Tijdens het Commissiedebat van 26 september jl. maakte de heer Minhas ook de verbinding met het voorstel voor een nieuwe EU-verordening voor capaciteitsverdeling4. Dat voorstel heeft de Europese Commissie op 11 juli jl. gepubliceerd. In dit voorstel wordt geen speciale positie toegekend aan concessievervoer ten opzichte van opentoegangvervoer. De Europese Commissie stelt voor om in geval van schaarste de capaciteit te verdelen op basis van geharmoniseerde, sociaaleconomische prioriteitscriteria, ongeacht de status van het vervoer (concessie of open toegang). Een lidstaat zou wel de mogelijkheid hebben om een strategisch kader op te stellen waar de infrastructuurbeheerder rekening mee dient te houden bij de verdeling van schaarse capaciteit. De Europese Commissie beoogt een stapsgewijze implementatie van de verordening vanaf 2026 tot volledige inwerkingtreding in 2030. Op dit moment wordt het Nederlands standpunt voorbereid in een BNC-fiche.

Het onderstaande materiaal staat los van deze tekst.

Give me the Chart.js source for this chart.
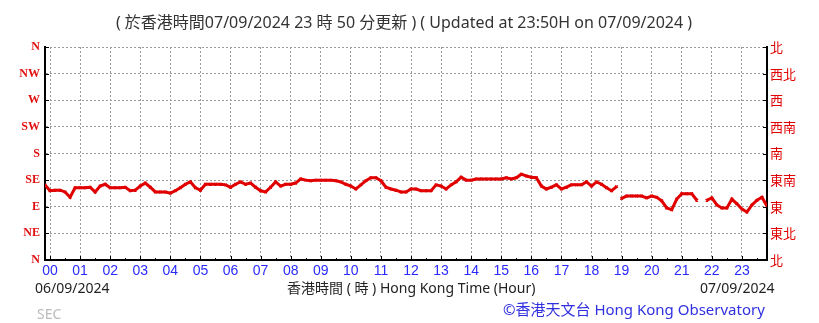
<!DOCTYPE html>
<html lang="zh-HK">
<head>
<meta charset="UTF-8" />
<title>Wind direction</title>
<script src="https://cdn.jsdelivr.net/npm/chart.js@4"></script>
<style>
  html, body { margin: 0; padding: 0; background: #fff; }
  #wrap { position: relative; width: 819px; height: 323px; overflow: hidden; }
  canvas { position: absolute; left: 0; top: 0; }
  .txt { position: absolute; white-space: nowrap; font-family: "Noto Sans", "Noto Sans CJK TC", sans-serif; line-height: 1; }
</style>
</head>
<body>
<div id="wrap">
  <canvas id="c" width="819" height="323"></canvas>
  <div class="txt" id="title" style="left:0;width:808px;text-align:center;top:14px;font-size:16px;color:#333;">( 於香港時間07/09/2024 23 時 50 分更新 ) ( Updated at 23:50H on 07/09/2024 )</div>
  <div class="txt" style="left:35px;top:281px;font-size:14px;color:#222;">06/09/2024</div>
  <div class="txt" style="left:287px;top:281px;font-size:14px;color:#222;">香港時間 ( 時 ) Hong Kong Time (Hour)</div>
  <div class="txt" style="left:700px;top:281px;font-size:14px;color:#222;">07/09/2024</div>
  <div class="txt" style="left:37px;top:307px;font-size:14px;color:#bbb;">SEC</div>
  <div class="txt" style="left:503px;top:302px;font-size:15px;color:#3030e0;">©香港天文台 Hong Kong Observatory</div>
</div>
<script>
// wind direction (degrees), one reading every 10 minutes from 23:50 to 23:50
const windDir = [
  127, 117, 118, 118, 115, 106, 122, 122, 122, 123,
  115, 125, 128, 122, 122, 122, 123, 117, 118, 125,
  130, 123, 115, 115, 115, 113, 117, 122, 128, 132,
  122, 118, 128, 128, 128, 128, 127, 123, 128, 132,
  128, 130, 123, 117, 115, 123, 132, 125, 128, 128,
  130, 137, 135, 134, 135, 135, 135, 135, 134, 132,
  128, 125, 120, 127, 134, 139, 139, 134, 123, 120,
  118, 115, 115, 120, 120, 117, 117, 117, 127, 125,
  120, 127, 132, 140, 135, 135, 137, 137, 137, 137,
  137, 137, 139, 137, 139, 145, 142, 140, 139, 125,
  120, 123, 127, 120, 123, 127, 127, 127, 132, 125,
  132, 128, 122, 117, 124, 104, 108, 108, 108, 108,
  105, 108, 106, 100, 88, 85, 103, 112, 112, 112,
  101, null, 101, 105, 93, 88, 88, 103, 95, 86,
  81, 93, 101, 106, 91
];
// indexes after which the record is broken (no line to the next reading)
const breaksAfter = [114];
const startHour = -10 / 60;           // 23:50 of previous day
const stepHour = 10 / 60;
const hourLabels = ["00","01","02","03","04","05","06","07","08","09","10","11",
                    "12","13","14","15","16","17","18","19","20","21","22","23"];
const dirLabelsEn = ["N", "NE", "E", "SE", "S", "SW", "W", "NW", "N"];
const dirLabelsZh = ["北", "東北", "東", "東南", "南", "西南", "西", "西北", "北"];

const points = windDir.map((v, i) => ({ x: startHour + i * stepHour, y: v }));

// short inward tick marks on the three solid axes
const innerTicks = {
  id: "innerTicks",
  afterDraw(chart) {
    const { ctx, chartArea: a, scales } = chart;
    ctx.save();
    ctx.strokeStyle = "#000";
    ctx.lineWidth = 1;
    ctx.beginPath();
    for (let d = 0; d <= 360; d += 45) {
      const y = Math.round(scales.y.getPixelForValue(d)) + 0.5;
      ctx.moveTo(a.left, y); ctx.lineTo(a.left + 4, y);
      ctx.moveTo(a.right, y); ctx.lineTo(a.right - 4, y);
    }
    for (let h = 0; h < 24; h += 0.5) {
      const x = Math.round(scales.x.getPixelForValue(h)) + 0.5;
      const len = h % 1 === 0 ? 4 : 2;
      ctx.moveTo(x, a.bottom); ctx.lineTo(x, a.bottom - len);
    }
    ctx.stroke();
    ctx.restore();
  }
};

new Chart(document.getElementById("c"), {
  type: "line",
  data: {
    datasets: [{
      data: points,
      borderColor: "#e00000",
      backgroundColor: "#e00000",
      borderWidth: 3,
      pointStyle: "crossRot",
      pointRadius: 1.8,
      pointBorderWidth: 1.3,
      spanGaps: false,
      tension: 0,
      segment: {
        borderColor: (ctx) => breaksAfter.includes(ctx.p0DataIndex) ? "rgba(0,0,0,0)" : undefined
      }
    }]
  },
  options: {
    responsive: false,
    animation: false,
    events: [],
    layout: { padding: { top: 47, left: 0, right: 0, bottom: 0 } },
    plugins: { legend: { display: false }, tooltip: { enabled: false } },
    scales: {
      x: {
        type: "linear",
        min: startHour,
        max: 23 + 50 / 60,
        afterFit: (s) => { s.height = 63; },
        afterBuildTicks: (s) => { s.ticks = hourLabels.map((_, i) => ({ value: i })); },
        grid: { color: "#9a9a9a", lineWidth: 1, drawTicks: false },
        border: { display: true, color: "#000", width: 2, dash: [2, 2] },
        ticks: {
          autoSkip: false,
          maxRotation: 0,
          padding: 3,
          color: "#2a2aff",
          font: { family: "Liberation Sans", size: 14 },
          callback: (v) => hourLabels[Math.round(v)]
        }
      },
      y: {
        position: "left",
        min: 0,
        max: 360,
        afterFit: (s) => { s.width = 45; },
        grid: { color: "#9a9a9a", lineWidth: 1, drawTicks: false },
        border: { display: true, color: "#000", width: 2, dash: [2, 2] },
        ticks: {
          stepSize: 45,
          padding: 5,
          color: "#e01010",
          font: { family: "Liberation Serif", size: 12, weight: "bold" },
          callback: (v) => dirLabelsEn[v / 45]
        }
      },
      y2: {
        position: "right",
        min: 0,
        max: 360,
        afterFit: (s) => { s.width = 52; },
        grid: { drawOnChartArea: false, drawTicks: false },
        border: { display: true, color: "#000", width: 2 },
        ticks: {
          stepSize: 45,
          padding: 3,
          color: "#e00000",
          font: { family: "Noto Sans CJK TC", size: 13 },
          callback: (v) => dirLabelsZh[v / 45]
        }
      }
    }
  },
  plugins: [innerTicks]
});
</script>
</body>
</html>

Deze ontvangt uw Kamer in het najaar.

De Staatssecretaris van Infrastructuur en Waterstaat, V.L.W.A. Heijnen


X Noot
1

Uitvoeringsverordening (EU) 2018/1795 van de Europese Commissie van 20 november 2018 tot vaststelling van de procedure en criteria voor de analyse van de impact op het economisch evenwicht overeenkomstig artikel 11 van Richtlijn 2012/34/EU van het Europees Parlement en de Raad.

X Noot
2

De beslissing is te vinden op www.acm.nl.

X Noot
3

Besluit van 30 juni 2023 tot wijziging van het Besluit capaciteitsverdeling hoofdspoorweginfrastructuur in verband met de prioritering van binnenlands concessievervoer (Stb. 2023, nr. 275, d.d. 30 juni 2023). Het besluit treedt in werking op 1 januari 2024 en geldt voor capaciteitsaanvragen vanaf dienstregelingsjaar 2025.

X Noot
4

Voorstel voor een Verordening van het Europees Parlement en de Raad over het gebruik van spoorweginfrastructuur capaciteit in de gemeenschappelijke Europese spoormarkt, ter wijziging van Richtlijn 2012/34/EU en tot intrekking van Verordening (EU) 913/2010 (COM(2023)443, d.d. 11 juli 2023).